Congressional Futility
As voting shareholders of U.S.A Corporation, you will be pleased to learn that the recent 112th Congress was the least productive in modern history. Having passed only 80 bills, this Congress achieved less than any other since they began keeping records in 1947.
This left much of the government machinery on autopilot. Except the spending of taxpayer dollars. Here, much energy was put forth and the deficit continues to skyrocket.
Put simply, at a time when the U.S. needs decisive leadership, Congress is not up to the task.
Presidential Futility
With next year's election in full swing, President Obama has taken to the campaign trail. He may raise over a billion dollars for his reelection efforts.
As a candidate, Mr. Obama is formidable. Decisive, savvy and dynamic. As a president? The antithesis. Indecisive. Unfocused.
For all of the hope we instilled in him when he took office, he has largely disappointed. Youthful charisma and intelligence masked what opponents identified as an Achilles Heel all along. A lack of executive experience.
Can he turn it around? Possibly. The president has never lacked for ambition or brains. Is it disappointing that the last three years have largely seen the world's most powerful office used as an on-the-job executive training program? Very much so.
Put simply, Mr. Obama overpromised and under delivered. But, that is what politicians do. In so doing, he has steered the nation dangerously close to a European-style system of massive government safety nets, benefits and bloated infrastructure.
Washington D.C. now has the highest per capita income in the nation. The average Federal worker in D.C. makes over $126,000 per year. The Federal government employs over 2 million people. Countless millions sit at home and wait for a government subsistence payment each month. They arrive in the form of welfare, jobless benefits, bailouts, forgivable loans, ad infinitum.
Aside from U.S.A. Corporation's ability to print money, there is little difference between us and Greece. Well, we owe more money. Yet, at some point, our creditors will also recognized our lack of leadership. Our political intransigence. Our predilection for spending.
The U.S. government looks more like one of the Real Housewives of New Jersey than the enterprise intended by the Founding Fathers.
As Bill Frezza recently wrote, "The mismatch between the government's ability to extract money from its citizens and the promises made to shovel money to various voting constituencies has been in the making for seven decades. Both political parties are responsible. Together they built a warfare/welfare state that has gotten so large that it threatens to swallow the economy, and by doing so shrinking it considerably."
Corporate Futility
Even in the private sector does one see cracks in the foundation. Our free market economy is such in name alone.
Banks, paying their CEOs nearly 350 times what they pay their average employees, have grabbed every bailout offered. Competition be damned. Wall Street consumes government largesse like Popeye does spinach.
And why not? When politicians are for sale, somebody's gonna buy them.

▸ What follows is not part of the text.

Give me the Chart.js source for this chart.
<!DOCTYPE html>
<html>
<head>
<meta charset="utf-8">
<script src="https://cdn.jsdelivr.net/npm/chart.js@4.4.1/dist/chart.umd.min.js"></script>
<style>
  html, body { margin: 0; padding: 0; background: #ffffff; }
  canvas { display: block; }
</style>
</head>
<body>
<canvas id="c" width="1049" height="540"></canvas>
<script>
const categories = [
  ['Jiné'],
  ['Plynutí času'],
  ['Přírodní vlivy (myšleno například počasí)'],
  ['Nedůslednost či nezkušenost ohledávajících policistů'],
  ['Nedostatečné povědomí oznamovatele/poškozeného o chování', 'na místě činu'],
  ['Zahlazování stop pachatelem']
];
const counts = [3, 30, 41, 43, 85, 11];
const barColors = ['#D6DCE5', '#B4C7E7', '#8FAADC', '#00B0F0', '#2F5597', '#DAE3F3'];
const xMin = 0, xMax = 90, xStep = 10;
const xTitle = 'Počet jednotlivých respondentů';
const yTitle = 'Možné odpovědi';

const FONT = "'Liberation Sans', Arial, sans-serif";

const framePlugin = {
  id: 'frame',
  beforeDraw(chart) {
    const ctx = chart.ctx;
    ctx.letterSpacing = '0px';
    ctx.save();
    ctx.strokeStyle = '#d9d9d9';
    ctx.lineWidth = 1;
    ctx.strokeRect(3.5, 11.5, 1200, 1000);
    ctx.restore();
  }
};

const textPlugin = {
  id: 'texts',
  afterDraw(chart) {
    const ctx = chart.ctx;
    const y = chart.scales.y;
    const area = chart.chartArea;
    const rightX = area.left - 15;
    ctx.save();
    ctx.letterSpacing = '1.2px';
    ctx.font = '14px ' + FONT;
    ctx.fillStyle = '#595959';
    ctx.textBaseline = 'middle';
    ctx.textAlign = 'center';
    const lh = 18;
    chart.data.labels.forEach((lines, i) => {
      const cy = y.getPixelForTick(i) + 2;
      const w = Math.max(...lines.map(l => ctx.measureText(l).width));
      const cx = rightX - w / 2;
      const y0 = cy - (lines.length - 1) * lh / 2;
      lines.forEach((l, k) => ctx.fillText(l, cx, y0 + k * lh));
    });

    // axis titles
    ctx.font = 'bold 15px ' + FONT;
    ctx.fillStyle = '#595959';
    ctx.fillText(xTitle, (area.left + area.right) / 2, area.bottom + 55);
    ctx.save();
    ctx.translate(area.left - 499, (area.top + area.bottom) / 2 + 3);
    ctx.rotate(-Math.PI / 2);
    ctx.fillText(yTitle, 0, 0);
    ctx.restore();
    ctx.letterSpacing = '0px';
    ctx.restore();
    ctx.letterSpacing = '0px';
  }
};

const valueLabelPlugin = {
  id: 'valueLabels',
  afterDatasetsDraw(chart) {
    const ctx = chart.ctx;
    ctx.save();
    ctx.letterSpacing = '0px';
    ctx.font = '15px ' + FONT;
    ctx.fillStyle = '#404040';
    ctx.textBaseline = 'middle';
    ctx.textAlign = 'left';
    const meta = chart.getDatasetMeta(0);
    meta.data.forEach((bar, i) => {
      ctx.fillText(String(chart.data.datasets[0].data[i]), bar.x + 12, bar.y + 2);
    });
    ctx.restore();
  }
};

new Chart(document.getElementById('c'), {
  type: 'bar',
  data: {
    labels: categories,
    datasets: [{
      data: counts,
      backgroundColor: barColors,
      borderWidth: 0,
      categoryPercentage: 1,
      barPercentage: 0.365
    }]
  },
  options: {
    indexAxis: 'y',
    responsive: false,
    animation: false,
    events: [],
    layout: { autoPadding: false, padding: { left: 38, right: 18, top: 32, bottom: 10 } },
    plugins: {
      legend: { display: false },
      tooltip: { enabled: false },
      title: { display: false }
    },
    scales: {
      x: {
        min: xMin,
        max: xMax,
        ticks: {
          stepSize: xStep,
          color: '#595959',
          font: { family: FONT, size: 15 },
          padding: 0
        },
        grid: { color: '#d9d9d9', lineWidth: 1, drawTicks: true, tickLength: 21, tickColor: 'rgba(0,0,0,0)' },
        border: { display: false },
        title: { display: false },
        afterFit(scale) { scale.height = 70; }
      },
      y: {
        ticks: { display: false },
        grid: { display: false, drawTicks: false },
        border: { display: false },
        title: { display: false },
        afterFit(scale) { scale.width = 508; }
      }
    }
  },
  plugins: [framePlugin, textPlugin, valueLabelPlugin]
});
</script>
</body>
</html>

CEOs, having failed miserably, leave with hundreds of millions in payouts. Government sponsored enterprises continue to bleed capital and rely on taxpayer funds for their very lifeblood. And yet their CEOs continue to be generously rewarded for producing nothing.
We once resembled a meritocracy. Good things flowed to those who earned them. Solutions and progress were rewarded. And the only way to get ahead was to work hard. Take calculated risks.
Now, most of the risks we see are taken with taxpayer dollars. Spent on Federal aid programs. Or on riverboat casinos, where welfare recipients pass their evenings playing nickel slots.
Time To Restructure
U.S.A. Corporation faces bankruptcy. Worse, its executive leadership has shown no ability to right the ship.
U.S.A. Corporation spends more than it makes. More so with every quarter. Yet, senior management does nothing. Rubberstamping its approval on every additional expenditure. Even as this once lean, competitive enterprise steers dangerously close to bankruptcy.
Profitability? A pipedream. U.S.A. Corporation employs many more than it actually requires. And it pays its employees much more than it should. Twice the level of its private sector competitors. Its employee health and retirement benefits are so extravagant that the entire program may soon become insolvent.
Yet, the firm remains heavily unionized. Having been given so much, these labor groups will not gracefully accept cuts to their benefits programs. Though the company can no longer afford them.
U.S.A. Coporation needs a tough private equity firm. Capable of downsizing payroll. Modernizing. Firing management.
A tough, business minded, turn-around specialist is exactly what U.S.A. Corporation needs. Someone who has reorganized distressed organizations. Made difficult decisions. Trimmed the fat. And brought companies back from the fiscal brink.
If you happen to know of a prospective candidate with this type of mettle, please ask him to call our human resources department. Immediately.